Microsoft Internet Information Server 4.0
INDEX SERVER

Introduction

Index Server is a full-featured content indexing and search utility that is tightly integrated with IIS to perform searches in Web sites and Intranets. It is installed as a separate component from the NT 4.0 Option Pack, is launched at the end of installation and is started when the first search query is initiated. As much as possible, the functions of Index server run automatically without user intervention. Index Server runs as a Windows NT service, and can be stopped and started like any other NT service in the Sevices Applet of the Control Panel. Index Server can search the following file types:
Text Files-.txt
HTML Files-.htm
MS Word Files-.doc
MS Excel Files-.xls
MS PowerPoint Files-.ppt
You can extend the rage of file types by installing content filters, which are DLL files that allow index server to search other file types as Adobe Acrobat PDF. Index Server supports multiple languages, as it's indexes are in Unicode, a 16 bit character encoding system that supports large alphabets.

The Indexing Process


Default Corpus and Scope
The default corpus includes all of the local and virtual directories in the default Web site.
Content Filters
When a search is performed, Index Server uses the correct content filter for the document being searched (.txt, .htm etc.).
Word Breaker
Next, a word breaker language utility identifies and separates individual words.
Normalizer
A normalizer is a clean-up tool that takes the words from the word breaker and removes capitalization, punctuation, and pluralization.
Noise Word
Noise words, such as "about", "at", and "are", that offer no useful content are filtered out.
Indexes
Words that are identified by the word breaker, make it through the normalizer, and are not noise words, are then stored in the index.
Word List Indexes
A list of words that index server extracts from a new file or an existing file that changed, exists only in RAM, and is re-created when index server is launched.
Persistent Indexes
Index Server also maintains an index saved on a storage device in case of system shutdown or power loss.
Shadow Index
A file that consists of one or more word lists.
Master Index
Also called the Catalog is created by combining all shadow indexes with the current master index.

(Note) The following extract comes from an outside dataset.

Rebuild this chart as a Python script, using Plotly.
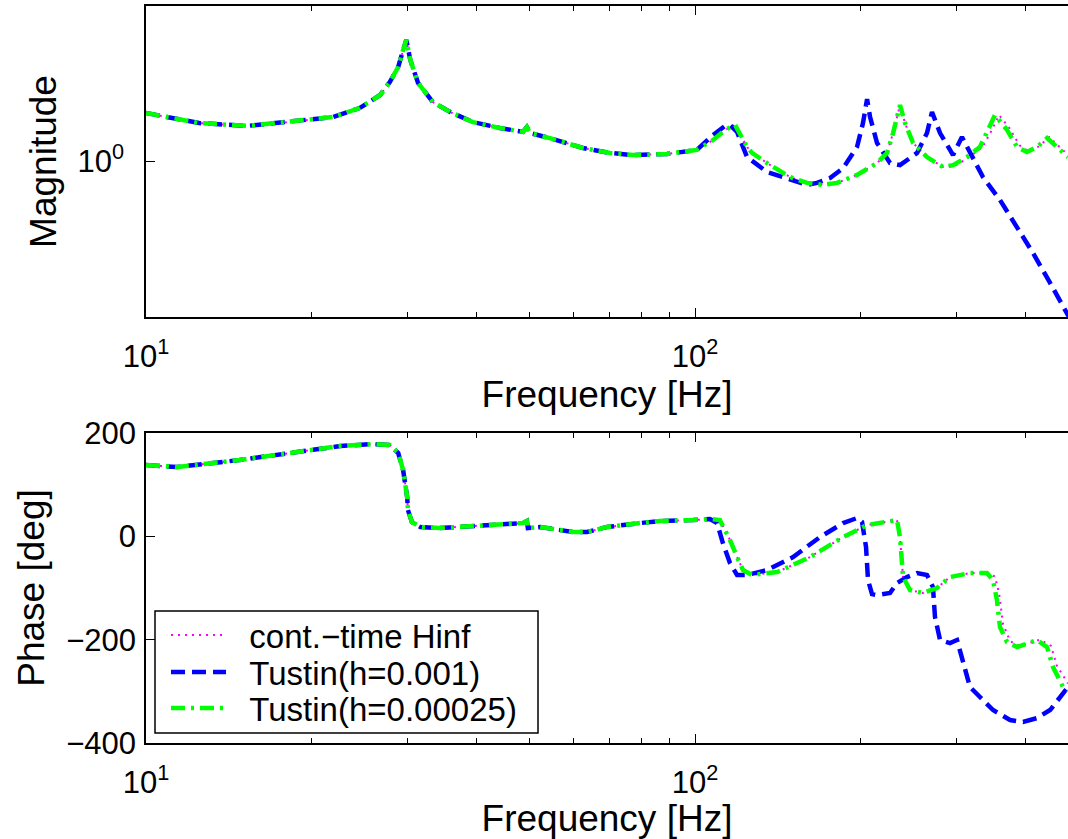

Index Server maintains one master index per corpus.
Merges
Occur automatically when some configuration values are exceeded.
Index Server Queries
Queries can be performed against any word lists. Queries are initiated through a form, which is an interface used by site visitors to initiate a search. Index server supports Web forms in standard HTML, ASP pages, and SQL Forms. To view a sample form, open your browser and in the address field type: http://youripaddress/Iissamples/Issamples/default.htm. You can edit and customize these forms.
The IDQ File
Defines a queries parameters including the scope (what portions of the corpus) and the restrictions of the search.
The HQX File
Used to format query results into an HTML document.